The balance of pain yet shame from a toe cramp in a pool is hard to match. Momentarily debilitating, followed by realizing you just needed to drink 6 oz of water.

Copy/paste from another website... Funny, but not funny...

One morning I was called to the emergency room by the head ER nurse. She directed me
to a patient who had refused to describe his problem other then to say that he "needed
a doctor who took care of men's troubles." The patient, about 40, was pale, febrile,
and obviously uncomfortable, and had little to say as he gingerly opened his trousers
to expose a bit of angry red and black-and-blue scrotal skin. After I asked the nurse
to leave us, the patient permitted me to remove his trousers, shorts, and two or three
yards of foul-smelling, stained gauze wrapped about his scrotum, which was swollen to
twice the size of a grapefruit and extremely tender. A jagged zig-zag laceration,
oozing pus and blood, extended down the left scrotum.

Amid the matted hair, edematous skin, and various exudates, I saw some half-buried
dark linear objects and asked the patient what they were. Several days earlier, he
replied, he had injured himself in the machine shop where he worked, and had closed
the laceration himself with a heavy-duty stapling gun. The dark objects were one-inch
staples of the type used in putting up wallboard.

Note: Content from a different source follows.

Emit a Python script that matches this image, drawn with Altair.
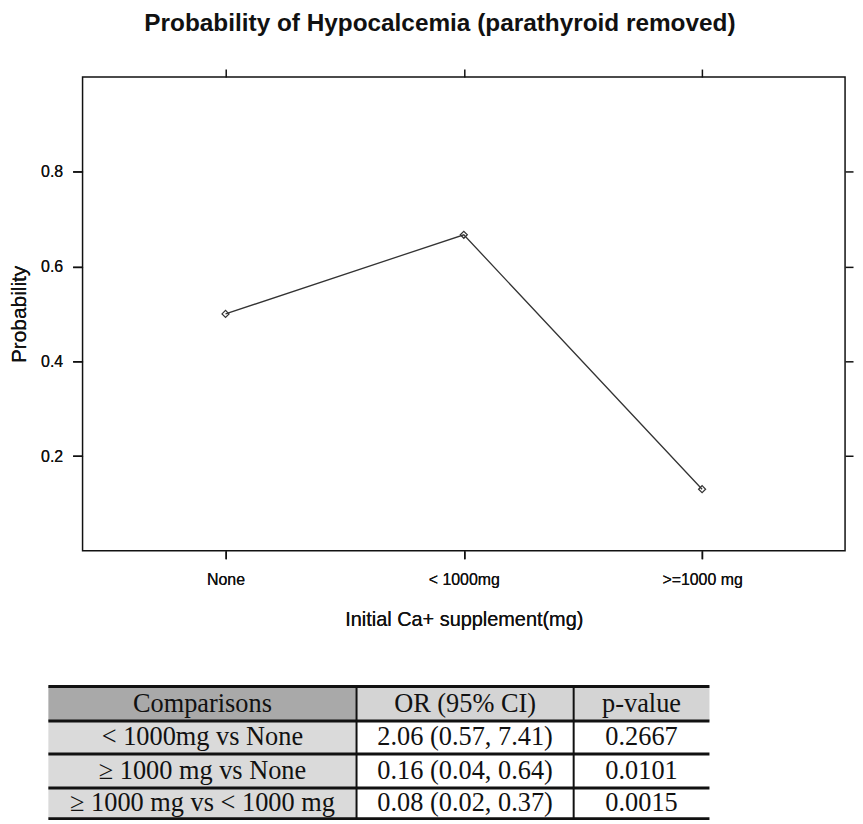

We x-rayed the patients scrotum to locate the staples; admitting him to the hospital;
and gave him tetanus antitoxin, a broad-spectrum antibacterial therapy, and
hexachlorophene sitz baths prior to surgery the next morning.

The procedure consisted of exploration and debridement of the left side of the scrotal
pouch. Eight rusty staples were retrieved, and the skin edges were trimmed and
freshened. The left testis had been avulsed and was missing. The stump of the spermatic
cord was recovered at the inguinal canal, debrided, and the vessels ligated properly,
though not much of a hematoma was present. Through-and through Penrose drains were
sutured loosely in site, and the skin was loosely closed.

Convalescence was uneventful, and before his release from the hospital less then a week
later, the patient confided the rest of his story to me.

An unmarried loner, he usually didn't leave the machine shop at lunchtime with his
co-workers. Finding himself alone, he had begun the regular practice of masturbating
by holding his penis against the canvas drive-belt of a large floor-based piece of
running machinery. One day, as he approached orgasm, he lost his concentration and
leaned too close to the belt. When his scrotum suddenly became caught between the
pulley-wheel and the drive-belt, he was thrown into the air and landed a few feet away.
Unaware that he had lost his left testis, and perhaps too stunned to feel much pain, he
stapled the wound closed and resumed work.

I can only assume he abandoned this method of self-gratification.

By Dr. William A. Morton, Jr. MD, a retired urologist residing in
West Chester, Pennsylvania

So, basically every week in trailerbama?